Sam Martin examinava artigos em uma loja de discos de Boston (EUA), 23 anos atrás, quando um livro incomum de fotografias chamou sua atenção. Folheou as páginas que exibiam fotos e entrevistas com mulheres que haviam se tornado homens e começou a chorar.
“Eu pensei, ‘Oh, meu Deus, não sou o único’. Na minha infância e adolescência, nunca havia visto pessoas como eu em filmes ou livros”, disse Martin, 43, que começou a fazer a transição de mulher para homem depois que comprou o livro.
Martin está agora em uma missão para mudar isso. Ele pertence a um pequeno grupo de autores emergentes que escrevem literatura infantil centrada em personagens transgêneros, na esperança de preencher a lacuna que percebiam quando eram jovens leitores.
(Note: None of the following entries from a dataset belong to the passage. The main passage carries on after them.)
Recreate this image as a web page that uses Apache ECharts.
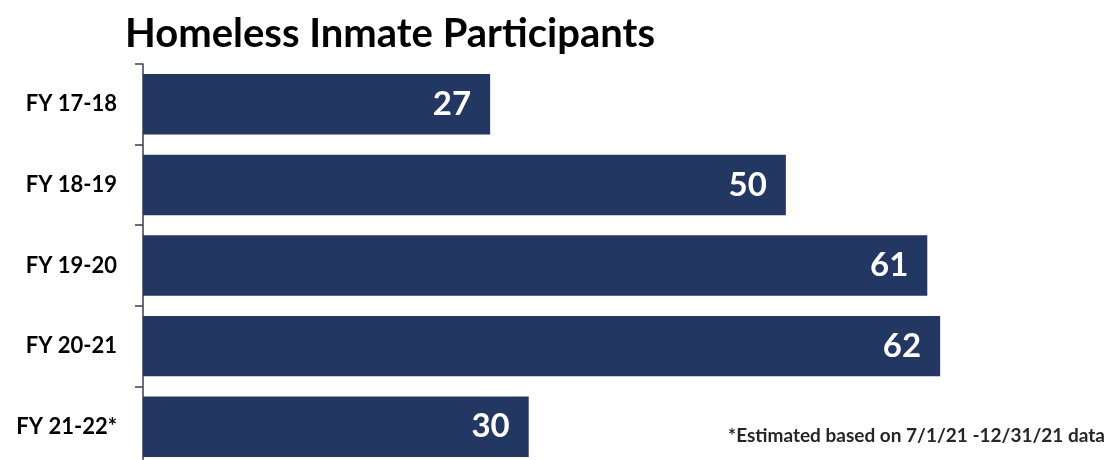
<!DOCTYPE html>
<html><head><meta charset="utf-8">
<script src="https://cdn.jsdelivr.net/npm/echarts@6/dist/echarts.min.js"></script>
<style>html,body{margin:0;padding:0;background:#fff}#c{width:1107px;height:460px}</style>
</head><body><div id="c"></div>
<script>
const categories = ['FY 17-18', 'FY 18-19', 'FY 19-20', 'FY 20-21', 'FY 21-22*'];
const participants = [27, 50, 61, 62, 30];
const titleText = 'Homeless Inmate Participants';
const footnote = '*Estimated based on 7/1/21 -12/31/21 data';

const chart = echarts.init(document.getElementById('c'));
chart.setOption({
  animation: false,
  backgroundColor: '#ffffff',
  title: {
    text: titleText, left: 120, top: 9,
    textStyle: { fontFamily: 'Lato', fontWeight: 'bold', fontSize: 40, color: '#000' }
  },
  graphic: [{
    type: 'text', right: 2, top: 426,
    style: { text: footnote, font: 'bold 19px Lato', fill: '#262626' }
  }],
  grid: { left: 143, top: 64, width: 900, height: 403, containLabel: false, outerBoundsMode: 'none' },
  xAxis: { type: 'value', min: 0, max: 70, show: false },
  yAxis: {
    type: 'category', data: categories, inverse: true,
    axisLine: { lineStyle: { color: '#3a3f4a', width: 1.5 } },
    axisTick: { show: true, length: 8, lineStyle: { color: '#3a3f4a', width: 1.5 } },
    axisLabel: { margin: 26, fontFamily: 'Lato', fontWeight: 'bold', fontSize: 22, color: '#000' }
  },
  series: [{
    type: 'bar', data: participants, barCategoryGap: '25%',
    itemStyle: { color: '#223862' },
    label: {
      show: true, position: 'insideRight', distance: 19,
      fontFamily: 'Lato', fontWeight: 'bold', fontSize: 33, color: '#fff'
    }
  }]
});
</script></body></html>
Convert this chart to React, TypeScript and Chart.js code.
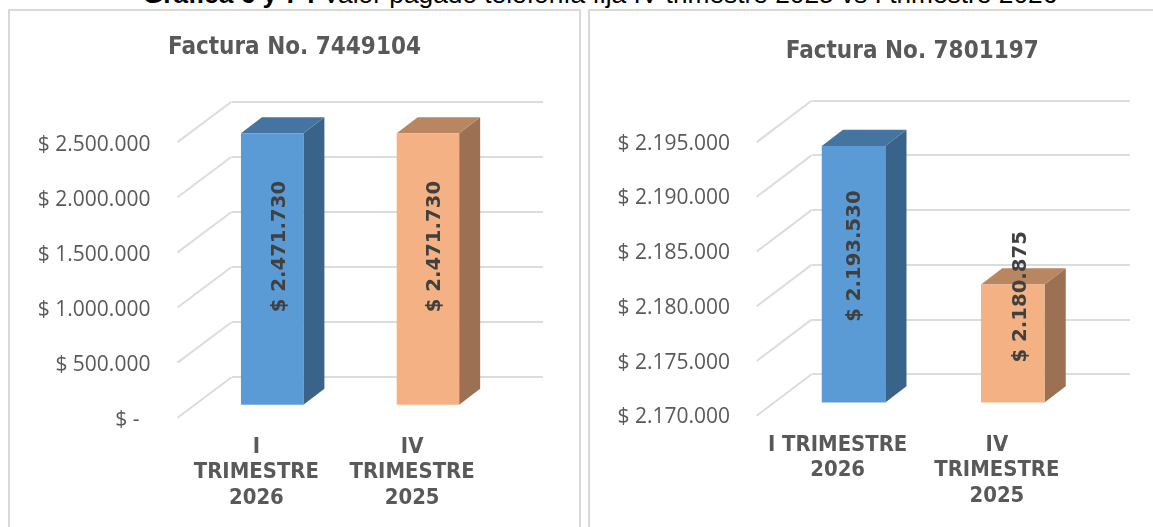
import React, { useEffect, useRef } from "react";
import { Chart, registerables } from "chart.js";

Chart.register(...registerables);

const leftCategories = [["I", "TRIMESTRE", "2026"], ["IV", "TRIMESTRE", "2025"]];
const leftValues = [2471730, 2471730];
const leftTitle = "Factura No. 7449104";
const rightCategories = [["I TRIMESTRE", "2026"], ["IV", "TRIMESTRE", "2025"]];
const rightValues = [2193530, 2180875];
const rightTitle = "Factura No. 7801197";
const pageTitleBold = "Gráfica 6 y 7 :";
const pageTitleRest = " Valor pagado telefonía fija IV trimestre 2025 vs I trimestre 2026";

const FRONT = ["#5B9BD5", "#F4B183"];
const SIDE = ["#3A6389", "#9C7052"];
const TOP = ["#4574A0", "#B98662"];
const GRID = "#DCDCDC";
const TEXT = "#595959";
const LABEL = "#404040";

const fmt = (v: number) =>
  v === 0 ? "$ -\u00A0\u00A0" : "$ " + String(v).replace(/\B(?=(\d{3})+(?!\d))/g, ".");

const cubePlugin = {
  id: "cube",
  afterLayout(chart: any, _a: any, o: any) {
    const t = chart.titleBlock;
    t.left = 0;
    t.right = 2 * o.titleCenter;
  },
  beforeDatasetsDraw(chart: any, _a: any, o: any) {
    const { ctx, scales } = chart;
    const y = scales.y;
    const { left } = chart.chartArea;
    ctx.save();
    ctx.strokeStyle = GRID;
    ctx.lineWidth = 2;
    y.ticks.forEach((t: any) => {
      const py = y.getPixelForValue(t.value);
      ctx.beginPath();
      ctx.moveTo(left, py);
      ctx.lineTo(left - o.floorX, py + o.floorY);
      ctx.stroke();
    });
    ctx.restore();
  },
  beforeDatasetDraw(chart: any, args: any, o: any) {
    const { ctx } = chart;
    ctx.save();
    ctx.translate(o.shiftX, o.shiftY);
    args.meta.data.forEach((el: any, i: number) => {
      const hw = el.width / 2;
      const r = el.x + hw;
      const l = el.x - hw;
      ctx.fillStyle = SIDE[i];
      ctx.beginPath();
      ctx.moveTo(r, el.y);
      ctx.lineTo(r + o.depthX, el.y - o.depthY);
      ctx.lineTo(r + o.depthX, el.base - o.depthY);
      ctx.lineTo(r, el.base);
      ctx.closePath();
      ctx.fill();
      ctx.fillStyle = TOP[i];
      ctx.beginPath();
      ctx.moveTo(l, el.y);
      ctx.lineTo(l + o.depthX, el.y - o.depthY);
      ctx.lineTo(r + o.depthX, el.y - o.depthY);
      ctx.lineTo(r, el.y);
      ctx.closePath();
      ctx.fill();
    });
  },
  afterDatasetDraw(chart: any) {
    chart.ctx.restore();
  },
  afterDatasetsDraw(chart: any, _a: any, o: any) {
    const { ctx } = chart;
    const meta = chart.getDatasetMeta(0);
    const vals = chart.data.datasets[0].data;
    meta.data.forEach((el: any, i: number) => {
      ctx.save();
      ctx.translate(el.x + o.labelDx[i], (el.y + el.base) / 2 + o.labelDy[i]);
      ctx.rotate(-Math.PI / 2);
      ctx.font = "bold 19.7px 'DejaVu Sans'";
      ctx.fillStyle = LABEL;
      ctx.textAlign = "center";
      ctx.textBaseline = "middle";
      ctx.fillText(fmt(vals[i]), 0, 0);
      ctx.restore();
    });
  },
};

type PanelProps = {
  categories: string[][];
  values: number[];
  title: string;
  min: number;
  max: number;
  step: number;
  box: { left: number; top: number; width: number; height: number };
  area: { left: number; right: number; top: number; bottom: number };
  titlePad: number;
  labelEnd: number;
  xLabelPad: number;
  xLabelShift: number;
  cube: any;
};

function Panel(p: PanelProps) {
  const ref = useRef<HTMLCanvasElement | null>(null);
  useEffect(() => {
    const a = p.area;
    const chart = new Chart(ref.current as HTMLCanvasElement, {
      type: "bar",
      data: {
        labels: p.categories as any,
        datasets: [
          {
            data: p.values,
            base: p.min,
            backgroundColor: FRONT,
            borderWidth: 0,
            barPercentage: p.cube.barPct,
            categoryPercentage: 1,
            clip: false,
          } as any,
        ],
      },
      plugins: [cubePlugin as any],
      options: {
        animation: false,
        responsive: false,
        layout: { padding: { left: 0, top: 0, bottom: 0, right: p.box.width - a.right } },
        plugins: {
          legend: { display: false },
          tooltip: { enabled: false },
          title: {
            display: true,
            text: p.title,
            color: TEXT,
            font: { family: "'DejaVu Sans Condensed'", size: 24, weight: "bold", lineHeight: 1.2 },
            padding: { top: p.titlePad, bottom: a.top - p.titlePad - 28.8 },
          },
          cube: p.cube,
        } as any,
        scales: {
          x: {
            grid: { display: false, drawTicks: false },
            border: { display: false },
            afterFit(s: any) {
              s.height = p.box.height - a.bottom;
              s.paddingLeft = 0;
              s.paddingRight = 0;
            },
            ticks: {
              autoSkip: false,
              maxRotation: 0,
              minRotation: 0,
              padding: p.xLabelPad,
              labelOffset: p.xLabelShift,
              color: TEXT,
              font: { family: "'DejaVu Sans Condensed'", size: 21.9, weight: "bold", lineHeight: 1.165 },
            },
          },
          y: {
            min: p.min,
            max: p.max,
            grid: { color: GRID, lineWidth: 2, drawTicks: false },
            border: { display: false },
            afterFit(s: any) {
              s.width = a.left;
              s.paddingTop = 0;
              s.paddingBottom = 0;
            },
            ticks: {
              stepSize: p.step,
              padding: a.left - p.labelEnd,
              labelOffset: 43,
              color: TEXT,
              font: { family: "'Open Sans'", size: 21 },
              callback: (v: any) => fmt(Number(v)),
            },
          },
        },
      } as any,
    });
    return () => chart.destroy();
  }, []);
  return (
    <canvas
      ref={ref}
      width={p.box.width}
      height={p.box.height}
      style={{ position: "absolute", left: p.box.left, top: p.box.top, display: "block" }}
    />
  );
}

const frame = (left: number, width: number): React.CSSProperties => ({
  position: "absolute",
  left,
  top: 9,
  width,
  height: 600,
  border: "2px solid #D9D9D9",
  boxSizing: "border-box",
  background: "#fff",
});

export default function App() {
  return (
    <div
      style={{
        position: "fixed",
        left: 0,
        top: 0,
        width: 1153,
        height: 527,
        overflow: "hidden",
        background: "#fff",
      }}
    >
      <div style={frame(8, 573)} />
      <div style={frame(588, 700)} />
      <div
        style={{
          position: "absolute",
          left: 0,
          width: 1200,
          top: -21,
          textAlign: "center",
          font: "26.3px 'Liberation Sans'",
          color: "#000",
          whiteSpace: "nowrap",
        }}
      >
        <b>{pageTitleBold}</b>
        {pageTitleRest}
      </div>
      <Panel
        categories={leftCategories}
        values={leftValues}
        title={leftTitle}
        min={0}
        max={2500000}
        step={500000}
        box={{ left: 10, top: 11, width: 569, height: 516 }}
        area={{ left: 221.5, right: 533, top: 90.7, bottom: 366.3 }}
        titlePad={22.2}
        labelEnd={140.4}
        xLabelPad={57.2}
        xLabelShift={-53}
        cube={{
          barPct: 0.401,
          floorX: 54,
          floorY: 40.4,
          shiftX: -37.2,
          shiftY: 28.5,
          depthX: 21,
          depthY: 16,
          labelDx: [-29, -30.4],
          labelDy: [6, 6],
          titleCenter: 284.5,
        }}
      />
      <Panel
        categories={rightCategories}
        values={rightValues}
        title={rightTitle}
        min={2170000}
        max={2195000}
        step={5000}
        box={{ left: 590, top: 11, width: 563, height: 516 }}
        area={{ left: 221.5, right: 540, top: 89.7, bottom: 363.3 }}
        titlePad={26.4}
        labelEnd={140}
        xLabelPad={58}
        xLabelShift={-53.5}
        cube={{
          barPct: 0.399,
          floorX: 54.8,
          floorY: 41.4,
          shiftX: -37.6,
          shiftY: 29.2,
          depthX: 21.2,
          depthY: 16.3,
          labelDx: [-36, -29],
          labelDy: [11, -17.5],
          titleCenter: 322.3,
        }}
      />
    </div>
  );
}
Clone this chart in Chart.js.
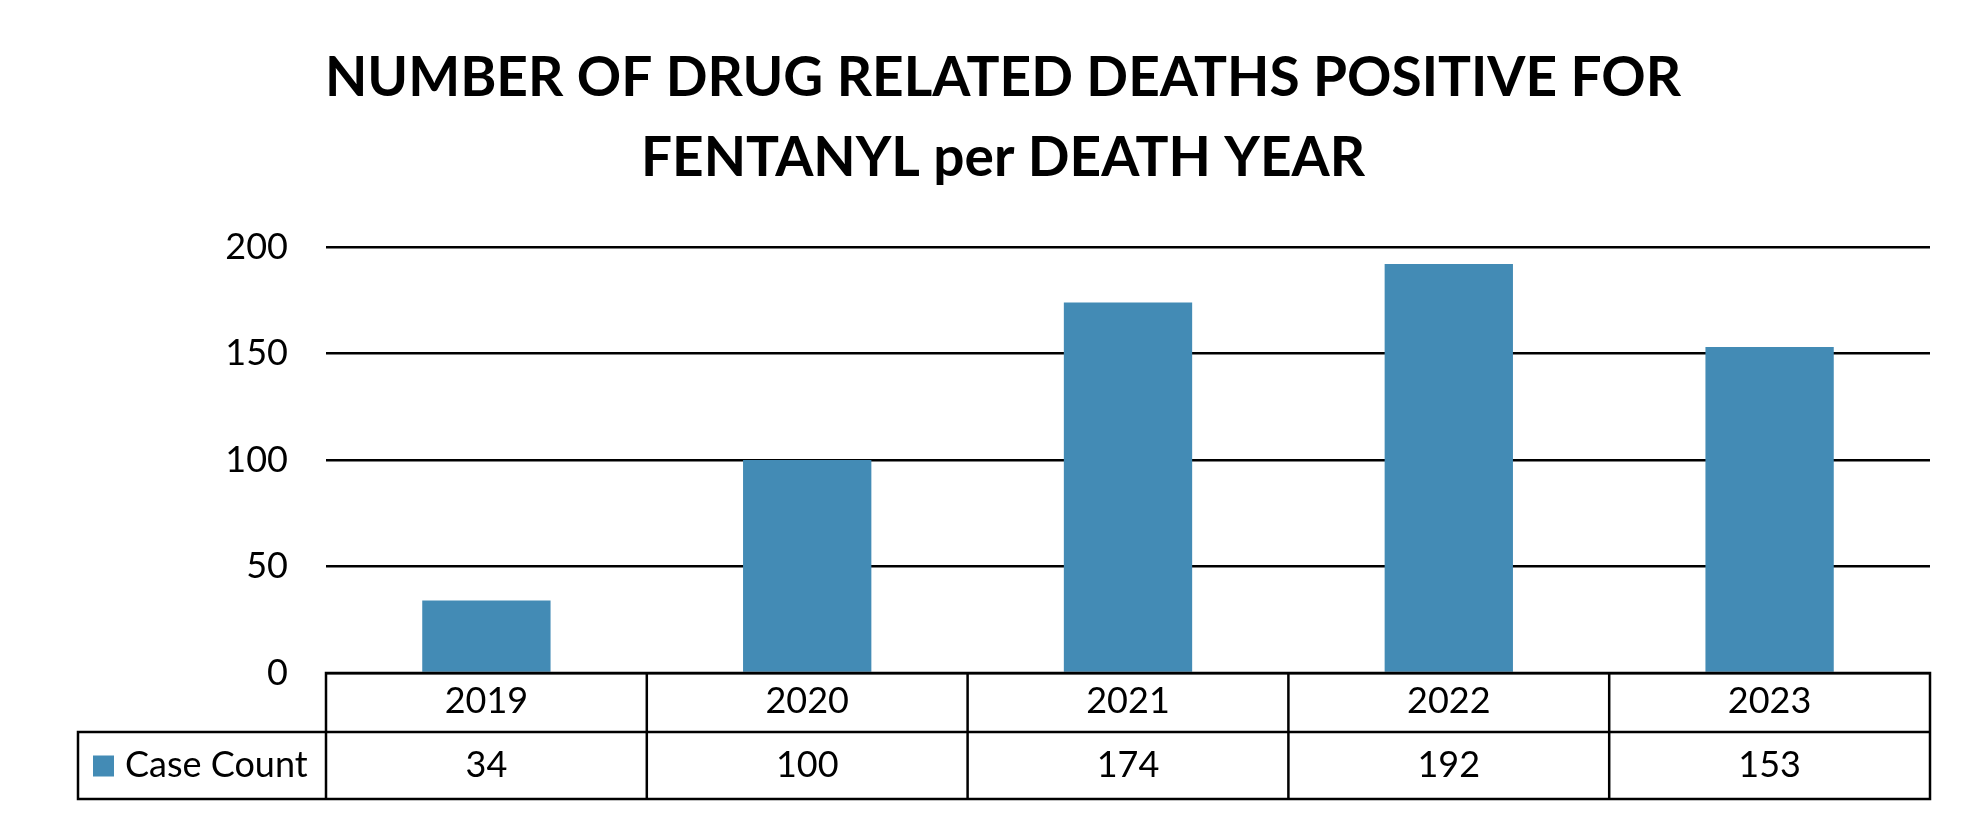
<!DOCTYPE html>
<html>
<head>
<meta charset="utf-8">
<script src="https://cdn.jsdelivr.net/npm/chart.js@4"></script>
<style>
  html, body { margin: 0; padding: 0; background: #ffffff; }
  #wrap { width: 1980px; height: 825px; }
</style>
</head>
<body>
<div id="wrap"><canvas id="c" width="1980" height="825"></canvas></div>
<script>
const titleLines = ["NUMBER OF DRUG RELATED DEATHS POSITIVE FOR", "FENTANYL per DEATH YEAR"];
const categories = ["2019", "2020", "2021", "2022", "2023"];
const seriesName = "Case Count";
const caseCount = [34, 100, 174, 192, 153];
const yTicks = [0, 50, 100, 150, 200];

const barColor = "#438BB5";
const FONT = "Lato, 'Open Sans', sans-serif";
const TEXT_SIZE = 36;

const tablePlugin = {
  id: "dataTable",
  afterDraw(chart) {
    const ctx = chart.ctx;
    const x = chart.scales.x;
    const area = chart.chartArea;
    const n = categories.length;
    const cw = (area.right - area.left) / n;
    const top = area.bottom;
    const mid = top + 59;
    const bot = top + 126;
    const legLeft = 78;
    ctx.save();
    ctx.strokeStyle = "#000";
    ctx.lineWidth = 2.5;
    ctx.lineCap = "square";
    ctx.beginPath();
    ctx.moveTo(area.left, top); ctx.lineTo(area.right, top);
    ctx.moveTo(legLeft, mid); ctx.lineTo(area.right, mid);
    ctx.moveTo(legLeft, bot); ctx.lineTo(area.right, bot);
    ctx.moveTo(legLeft, mid); ctx.lineTo(legLeft, bot);
    for (let i = 0; i <= n; i++) {
      const px = i < n ? x.getPixelForValue(i) - cw / 2 : x.getPixelForValue(n - 1) + cw / 2;
      ctx.moveTo(px, top); ctx.lineTo(px, bot);
    }
    ctx.stroke();
    ctx.fillStyle = "#000";
    ctx.font = TEXT_SIZE + "px " + FONT;
    ctx.textAlign = "center";
    ctx.textBaseline = "middle";
    const rowY = (mid + bot) / 2;
    caseCount.forEach((v, i) => {
      ctx.fillText(String(v), x.getPixelForValue(i), rowY);
    });
    ctx.fillStyle = barColor;
    ctx.fillRect(93, rowY - 10, 21, 21);
    ctx.fillStyle = "#000";
    ctx.textAlign = "left";
    ctx.fillText(seriesName, 125, rowY);
    ctx.restore();
  }
};

new Chart(document.getElementById("c"), {
  type: "bar",
  data: {
    labels: categories,
    datasets: [{
      label: seriesName,
      data: caseCount,
      backgroundColor: barColor,
      borderWidth: 0,
      categoryPercentage: 0.8,
      barPercentage: 0.5
    }]
  },
  options: {
    responsive: false,
    animation: false,
    devicePixelRatio: 1,
    layout: { padding: { left: 76, right: 50, top: 0, bottom: 26 } },
    plugins: {
      legend: { display: false },
      tooltip: { enabled: false },
      title: {
        display: true,
        text: titleLines,
        color: "#000",
        font: { family: FONT, size: 55, weight: "bold", lineHeight: 80 / 55 },
        padding: { top: 38, bottom: 49 }
      }
    },
    scales: {
      x: {
        grid: { display: false, drawTicks: false },
        border: { display: false },
        ticks: { color: "#000", font: { family: FONT, size: TEXT_SIZE }, padding: 7, maxRotation: 0 },
        afterFit(s) { s.height = 126; }
      },
      y: {
        min: 0, max: 200,
        afterBuildTicks(s) { s.ticks = yTicks.map(v => ({ value: v })); },
        grid: { color: "#000", lineWidth: 2.5, drawTicks: false },
        border: { display: false },
        ticks: { color: "#000", font: { family: FONT, size: TEXT_SIZE }, padding: 38 },
        afterFit(s) { s.width = 250; }
      }
    }
  },
  plugins: [tablePlugin]
});
</script>
</body>
</html>
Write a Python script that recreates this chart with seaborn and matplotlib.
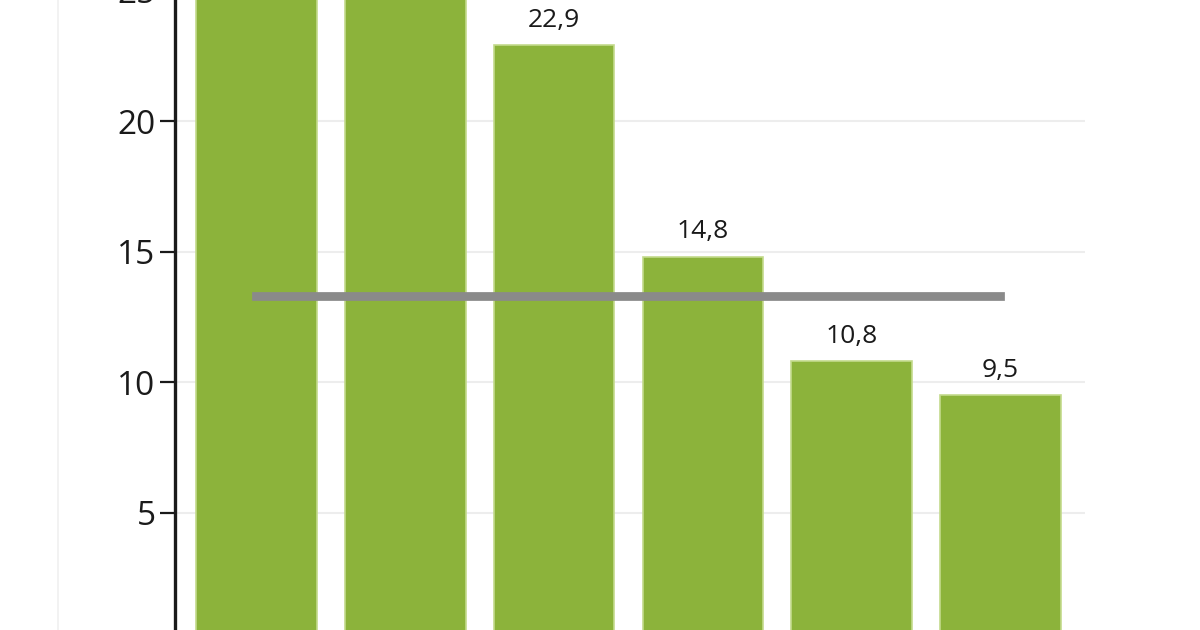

Seu trabalho de estreia – uma história semiautobiográfica sobre um adolescente transgênero que se apaixona por um rapaz mais velho em Cape Cod – será lançado em uma coleção pela Duet, uma nova editora para jovens adultos especializada em ficção para lésbicas, gays, bissexuais e transgêneros.
“Meu objetivo foi escrever histórias que teriam me ajudado a me sentir menos sozinho nessa idade”, disse Martin, que trabalha como barista em um Starbucks em Washington e escreve à noite.
Há alguns anos, a fluidez do gênero raramente era abordada na ficção para crianças e jovens. Continuou sendo um dos últimos tabus em uma categoria de publicação que já abordou questões difíceis, como suicídio, abuso de drogas, estupro e tráfico sexual. Mas a literatura infantil está alcançando aspectos culturais mais amplos, agora que o estereótipo de transgêneros dá lugar a caracterizações mais suaves e simpáticas em programas de TV como “Orange Is the New Black” (Netflix) e “Transparent” (Amazon).
Recentemente, a transformação amplamente divulgada do astro de reality show e antigo atleta olímpico Bruce Jenner em Caitlyn Jenner – revelada ao mundo através de uma foto fascinante na capa da “Vanity Fair” – trouxe ainda mais visibilidade ao movimento de igualdade dos transgêneros.
Vários escritores e editoras começaram a abordar o assunto, não apenas com livros de memórias e guias de autoajuda adaptados para a juventude transgênero, mas através de obras destinadas a um público mais amplo. Este ano, editoras infantis estão lançando cerca de meia dúzia de livros de vários gêneros, incluindo ficção científica e romances para jovens adultos, cujos personagens principais são crianças e adolescentes transgêneros. “Na nossa cultura, esse aspecto estava de fato na sombra, mas de repente as pessoas começaram a falar sobre isso. Conforme começamos a reconhecer o transgênero e perceber que ele faz parte do tecido que forma a sociedade, a literatura reflete o fenômeno”, disse David Levithan, vice-presidente e editor da Scholastic Press.
Alguns dos escritores que exploram o tópico enfrentam críticas e ataques online como: “Não deveríamos doutrinar as crianças sobre ‘trans’”. Porém, escritores e editores têm sido implacáveis, dizendo que psicólogos infantis e grupos de defesa LGBT argumentam que os pequenos podem questionar sua identidade de gênero e que as famílias devem estar abertas para discutir o assunto. A próxima fronteira para quem escreve sobre o tema parece ser a literatura destinada aos pré-adolescentes, entre 8 e 12 anos de idade. Em novembro, a Disney Hyperion publicou “Gracefully Grayson”, um romance para leitores de 10 anos ou mais sobre um menino da sexta série que se sente uma menina.